### Data lines
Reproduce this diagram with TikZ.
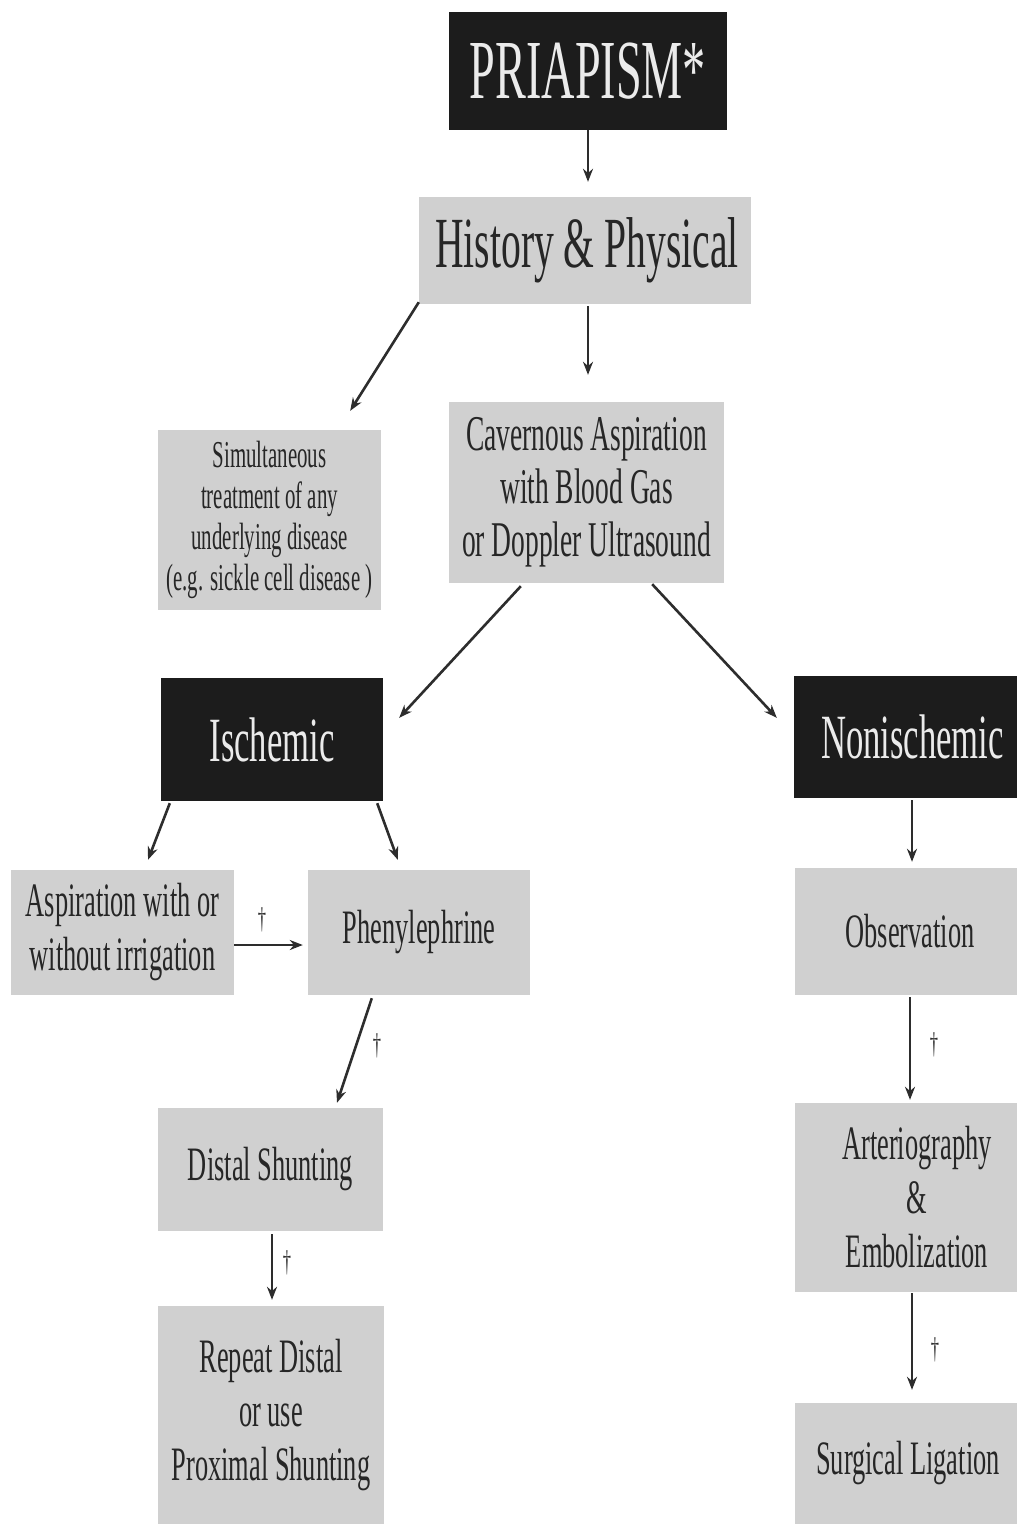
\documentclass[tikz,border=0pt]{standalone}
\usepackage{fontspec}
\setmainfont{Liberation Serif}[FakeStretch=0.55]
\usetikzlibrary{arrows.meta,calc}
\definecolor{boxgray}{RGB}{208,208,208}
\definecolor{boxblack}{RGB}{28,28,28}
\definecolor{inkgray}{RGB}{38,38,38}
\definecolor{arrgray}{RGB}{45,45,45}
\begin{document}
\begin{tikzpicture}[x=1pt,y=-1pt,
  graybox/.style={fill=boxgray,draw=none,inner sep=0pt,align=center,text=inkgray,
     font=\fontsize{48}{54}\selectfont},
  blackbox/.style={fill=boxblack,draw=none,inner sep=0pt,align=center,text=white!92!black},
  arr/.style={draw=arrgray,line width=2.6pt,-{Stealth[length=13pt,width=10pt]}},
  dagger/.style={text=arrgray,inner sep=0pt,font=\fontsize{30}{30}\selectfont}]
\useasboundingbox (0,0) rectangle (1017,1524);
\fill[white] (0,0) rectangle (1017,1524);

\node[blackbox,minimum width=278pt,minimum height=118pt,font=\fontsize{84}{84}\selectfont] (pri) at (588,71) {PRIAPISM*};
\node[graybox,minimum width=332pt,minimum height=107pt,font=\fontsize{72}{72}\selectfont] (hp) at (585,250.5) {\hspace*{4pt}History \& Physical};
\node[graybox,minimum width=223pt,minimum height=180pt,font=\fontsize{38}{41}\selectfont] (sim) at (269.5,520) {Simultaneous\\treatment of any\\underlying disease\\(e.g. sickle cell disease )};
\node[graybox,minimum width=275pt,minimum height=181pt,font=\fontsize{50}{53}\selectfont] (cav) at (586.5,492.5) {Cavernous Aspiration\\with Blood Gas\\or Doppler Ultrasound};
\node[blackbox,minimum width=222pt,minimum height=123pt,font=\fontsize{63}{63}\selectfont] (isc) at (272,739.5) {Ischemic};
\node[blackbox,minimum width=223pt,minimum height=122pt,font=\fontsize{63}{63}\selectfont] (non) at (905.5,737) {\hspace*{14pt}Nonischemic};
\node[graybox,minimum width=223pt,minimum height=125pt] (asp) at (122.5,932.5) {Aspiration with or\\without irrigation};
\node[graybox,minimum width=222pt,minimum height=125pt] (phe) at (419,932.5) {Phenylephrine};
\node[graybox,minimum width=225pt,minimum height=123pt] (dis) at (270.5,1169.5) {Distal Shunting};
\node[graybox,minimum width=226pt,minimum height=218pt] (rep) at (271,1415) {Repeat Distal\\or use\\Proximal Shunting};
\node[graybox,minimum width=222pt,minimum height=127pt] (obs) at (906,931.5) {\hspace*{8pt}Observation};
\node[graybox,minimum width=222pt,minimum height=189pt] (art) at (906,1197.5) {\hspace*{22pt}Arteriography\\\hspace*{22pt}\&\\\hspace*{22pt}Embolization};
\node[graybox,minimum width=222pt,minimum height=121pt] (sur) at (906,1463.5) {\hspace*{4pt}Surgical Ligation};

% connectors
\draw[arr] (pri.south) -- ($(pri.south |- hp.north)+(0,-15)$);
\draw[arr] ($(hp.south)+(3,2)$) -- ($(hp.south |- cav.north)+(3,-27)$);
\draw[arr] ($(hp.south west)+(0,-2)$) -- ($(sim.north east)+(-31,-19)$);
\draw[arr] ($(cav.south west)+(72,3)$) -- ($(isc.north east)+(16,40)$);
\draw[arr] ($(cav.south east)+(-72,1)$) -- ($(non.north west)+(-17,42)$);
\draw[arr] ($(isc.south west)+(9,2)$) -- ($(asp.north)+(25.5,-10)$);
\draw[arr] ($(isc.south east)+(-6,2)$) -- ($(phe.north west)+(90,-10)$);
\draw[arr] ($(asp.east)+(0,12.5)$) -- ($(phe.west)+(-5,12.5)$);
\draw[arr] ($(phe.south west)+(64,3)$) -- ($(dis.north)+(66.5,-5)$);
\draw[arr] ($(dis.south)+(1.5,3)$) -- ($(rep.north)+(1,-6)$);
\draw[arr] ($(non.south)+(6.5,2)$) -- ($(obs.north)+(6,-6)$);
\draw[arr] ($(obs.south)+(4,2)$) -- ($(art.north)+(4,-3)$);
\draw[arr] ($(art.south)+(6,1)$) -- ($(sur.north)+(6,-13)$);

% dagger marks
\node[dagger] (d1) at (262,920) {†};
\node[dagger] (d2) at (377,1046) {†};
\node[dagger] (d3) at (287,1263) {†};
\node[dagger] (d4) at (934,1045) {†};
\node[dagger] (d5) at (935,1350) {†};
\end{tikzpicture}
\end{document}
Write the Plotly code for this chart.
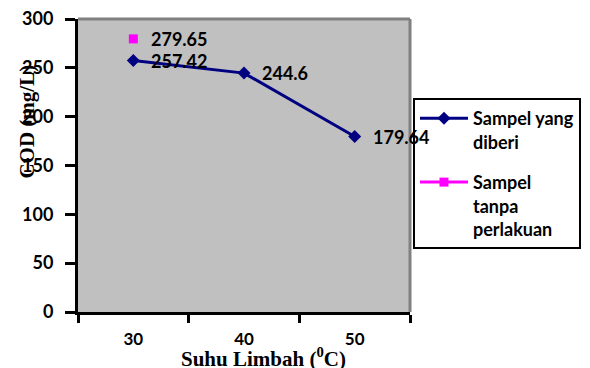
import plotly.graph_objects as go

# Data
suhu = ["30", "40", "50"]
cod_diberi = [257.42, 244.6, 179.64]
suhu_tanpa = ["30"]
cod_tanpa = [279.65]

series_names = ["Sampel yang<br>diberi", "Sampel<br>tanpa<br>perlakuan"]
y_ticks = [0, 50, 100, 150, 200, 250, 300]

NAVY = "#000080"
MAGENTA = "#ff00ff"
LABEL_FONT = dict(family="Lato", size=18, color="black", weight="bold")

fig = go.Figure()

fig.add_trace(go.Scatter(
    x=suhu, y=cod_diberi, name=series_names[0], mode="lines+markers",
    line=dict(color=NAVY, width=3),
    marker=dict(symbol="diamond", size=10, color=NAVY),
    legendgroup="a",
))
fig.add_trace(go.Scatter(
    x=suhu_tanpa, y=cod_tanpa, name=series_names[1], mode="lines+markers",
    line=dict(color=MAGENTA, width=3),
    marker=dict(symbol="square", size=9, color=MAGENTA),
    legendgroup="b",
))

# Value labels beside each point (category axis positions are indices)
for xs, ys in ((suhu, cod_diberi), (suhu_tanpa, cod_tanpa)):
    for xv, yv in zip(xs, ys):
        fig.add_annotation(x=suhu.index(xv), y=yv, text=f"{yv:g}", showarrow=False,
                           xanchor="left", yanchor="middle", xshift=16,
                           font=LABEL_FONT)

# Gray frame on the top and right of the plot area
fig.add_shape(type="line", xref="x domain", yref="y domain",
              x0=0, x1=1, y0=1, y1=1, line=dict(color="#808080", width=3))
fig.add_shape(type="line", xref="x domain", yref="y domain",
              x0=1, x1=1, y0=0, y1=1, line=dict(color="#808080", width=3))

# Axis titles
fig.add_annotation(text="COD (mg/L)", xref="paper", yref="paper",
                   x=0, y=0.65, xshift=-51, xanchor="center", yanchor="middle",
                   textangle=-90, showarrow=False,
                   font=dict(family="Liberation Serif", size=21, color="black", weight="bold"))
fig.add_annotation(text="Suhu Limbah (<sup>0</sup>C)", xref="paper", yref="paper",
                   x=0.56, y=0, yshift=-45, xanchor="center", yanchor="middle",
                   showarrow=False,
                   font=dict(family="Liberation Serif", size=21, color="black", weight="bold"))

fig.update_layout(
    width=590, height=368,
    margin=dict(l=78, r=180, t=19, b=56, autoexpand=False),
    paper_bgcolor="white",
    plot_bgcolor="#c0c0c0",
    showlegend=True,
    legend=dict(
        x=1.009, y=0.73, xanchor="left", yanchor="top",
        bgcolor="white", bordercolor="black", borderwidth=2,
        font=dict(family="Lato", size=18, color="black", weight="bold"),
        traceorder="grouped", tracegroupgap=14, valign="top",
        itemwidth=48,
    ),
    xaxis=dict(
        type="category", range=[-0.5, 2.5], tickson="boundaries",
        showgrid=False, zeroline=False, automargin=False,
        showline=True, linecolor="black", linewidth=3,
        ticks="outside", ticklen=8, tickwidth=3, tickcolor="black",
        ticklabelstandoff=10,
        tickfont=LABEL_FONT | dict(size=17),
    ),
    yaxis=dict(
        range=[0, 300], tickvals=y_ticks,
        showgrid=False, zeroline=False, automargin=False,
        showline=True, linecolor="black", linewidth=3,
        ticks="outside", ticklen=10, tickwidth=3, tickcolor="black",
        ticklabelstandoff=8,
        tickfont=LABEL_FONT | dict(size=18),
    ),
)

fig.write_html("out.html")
######
## Problem description
Using the listing above, pull out all lines that hold the word "with".

## Full response
Reproduce this diagram with TikZ.
\node[graybox,minimum width=275pt,minimum height=181pt,font=\fontsize{50}{53}\selectfont] (cav) at (586.5,492.5) {Cavernous Aspiration\\with Blood Gas\\or Doppler Ultrasound};
\node[graybox,minimum width=223pt,minimum height=125pt] (asp) at (122.5,932.5) {Aspiration with or\\without irrigation};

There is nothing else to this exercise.